*Work required:*
Omit the pictures and print exactly the lines of the listing below, starting at the first and ending at the line containing "const yTicks = [50,75,100,125,150,175,200];".
═════ Information provided ═════
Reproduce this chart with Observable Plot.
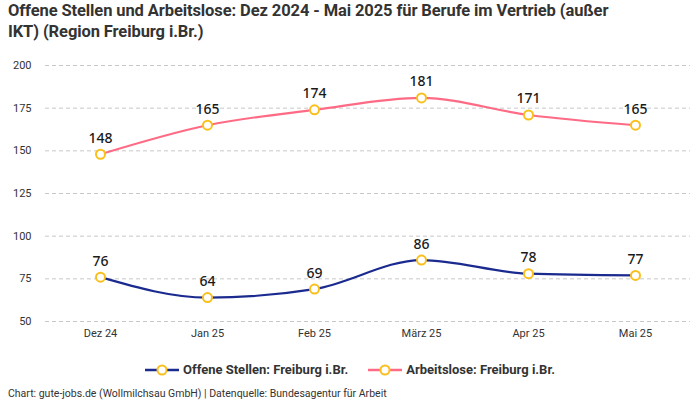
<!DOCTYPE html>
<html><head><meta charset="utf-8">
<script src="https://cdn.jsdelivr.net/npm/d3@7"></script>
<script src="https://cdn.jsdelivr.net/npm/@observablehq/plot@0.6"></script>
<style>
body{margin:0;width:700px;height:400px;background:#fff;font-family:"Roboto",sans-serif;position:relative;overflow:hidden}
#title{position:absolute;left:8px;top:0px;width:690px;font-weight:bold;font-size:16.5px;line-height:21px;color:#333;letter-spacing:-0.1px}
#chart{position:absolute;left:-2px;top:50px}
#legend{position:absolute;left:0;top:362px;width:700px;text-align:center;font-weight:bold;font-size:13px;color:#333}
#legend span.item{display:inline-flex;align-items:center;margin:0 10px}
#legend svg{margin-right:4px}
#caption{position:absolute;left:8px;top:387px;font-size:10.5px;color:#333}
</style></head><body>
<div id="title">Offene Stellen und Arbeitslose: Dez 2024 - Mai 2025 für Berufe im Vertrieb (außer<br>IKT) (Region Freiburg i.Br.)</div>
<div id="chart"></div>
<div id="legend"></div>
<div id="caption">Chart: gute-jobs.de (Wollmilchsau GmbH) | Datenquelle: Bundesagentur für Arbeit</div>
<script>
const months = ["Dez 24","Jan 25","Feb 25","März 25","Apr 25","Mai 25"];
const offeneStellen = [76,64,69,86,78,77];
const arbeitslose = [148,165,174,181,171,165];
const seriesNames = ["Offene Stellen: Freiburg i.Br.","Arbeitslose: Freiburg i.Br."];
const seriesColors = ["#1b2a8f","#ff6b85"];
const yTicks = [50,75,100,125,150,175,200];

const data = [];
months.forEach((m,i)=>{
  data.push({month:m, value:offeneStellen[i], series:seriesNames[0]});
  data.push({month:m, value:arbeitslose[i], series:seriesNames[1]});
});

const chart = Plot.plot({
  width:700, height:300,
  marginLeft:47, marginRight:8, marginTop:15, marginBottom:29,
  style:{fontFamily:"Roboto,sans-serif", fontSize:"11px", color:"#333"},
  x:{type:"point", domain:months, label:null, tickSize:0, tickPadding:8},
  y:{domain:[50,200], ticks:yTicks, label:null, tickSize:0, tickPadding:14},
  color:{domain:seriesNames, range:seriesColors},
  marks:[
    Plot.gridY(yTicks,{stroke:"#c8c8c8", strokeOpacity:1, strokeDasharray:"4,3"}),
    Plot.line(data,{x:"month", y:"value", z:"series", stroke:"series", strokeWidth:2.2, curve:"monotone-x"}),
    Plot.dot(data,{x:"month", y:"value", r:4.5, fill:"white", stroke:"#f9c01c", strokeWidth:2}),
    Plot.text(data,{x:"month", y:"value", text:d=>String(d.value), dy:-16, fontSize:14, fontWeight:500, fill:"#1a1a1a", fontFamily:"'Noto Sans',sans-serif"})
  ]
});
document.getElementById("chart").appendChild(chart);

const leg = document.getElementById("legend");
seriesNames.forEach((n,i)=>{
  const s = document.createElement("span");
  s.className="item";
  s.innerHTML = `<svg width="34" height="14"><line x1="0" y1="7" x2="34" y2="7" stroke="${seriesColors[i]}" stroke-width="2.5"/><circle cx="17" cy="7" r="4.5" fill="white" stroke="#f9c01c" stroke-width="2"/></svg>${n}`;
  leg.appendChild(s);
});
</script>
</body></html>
═════
*Expected answer:*
Reproduce this chart with Observable Plot.
<!DOCTYPE html>
<html><head><meta charset="utf-8">
<script src="https://cdn.jsdelivr.net/npm/d3@7"></script>
<script src="https://cdn.jsdelivr.net/npm/@observablehq/plot@0.6"></script>
<style>
body{margin:0;width:700px;height:400px;background:#fff;font-family:"Roboto",sans-serif;position:relative;overflow:hidden}
#title{position:absolute;left:8px;top:0px;width:690px;font-weight:bold;font-size:16.5px;line-height:21px;color:#333;letter-spacing:-0.1px}
#chart{position:absolute;left:-2px;top:50px}
#legend{position:absolute;left:0;top:362px;width:700px;text-align:center;font-weight:bold;font-size:13px;color:#333}
#legend span.item{display:inline-flex;align-items:center;margin:0 10px}
#legend svg{margin-right:4px}
#caption{position:absolute;left:8px;top:387px;font-size:10.5px;color:#333}
</style></head><body>
<div id="title">Offene Stellen und Arbeitslose: Dez 2024 - Mai 2025 für Berufe im Vertrieb (außer<br>IKT) (Region Freiburg i.Br.)</div>
<div id="chart"></div>
<div id="legend"></div>
<div id="caption">Chart: gute-jobs.de (Wollmilchsau GmbH) | Datenquelle: Bundesagentur für Arbeit</div>
<script>
const months = ["Dez 24","Jan 25","Feb 25","März 25","Apr 25","Mai 25"];
const offeneStellen = [76,64,69,86,78,77];
const arbeitslose = [148,165,174,181,171,165];
const seriesNames = ["Offene Stellen: Freiburg i.Br.","Arbeitslose: Freiburg i.Br."];
const seriesColors = ["#1b2a8f","#ff6b85"];
const yTicks = [50,75,100,125,150,175,200];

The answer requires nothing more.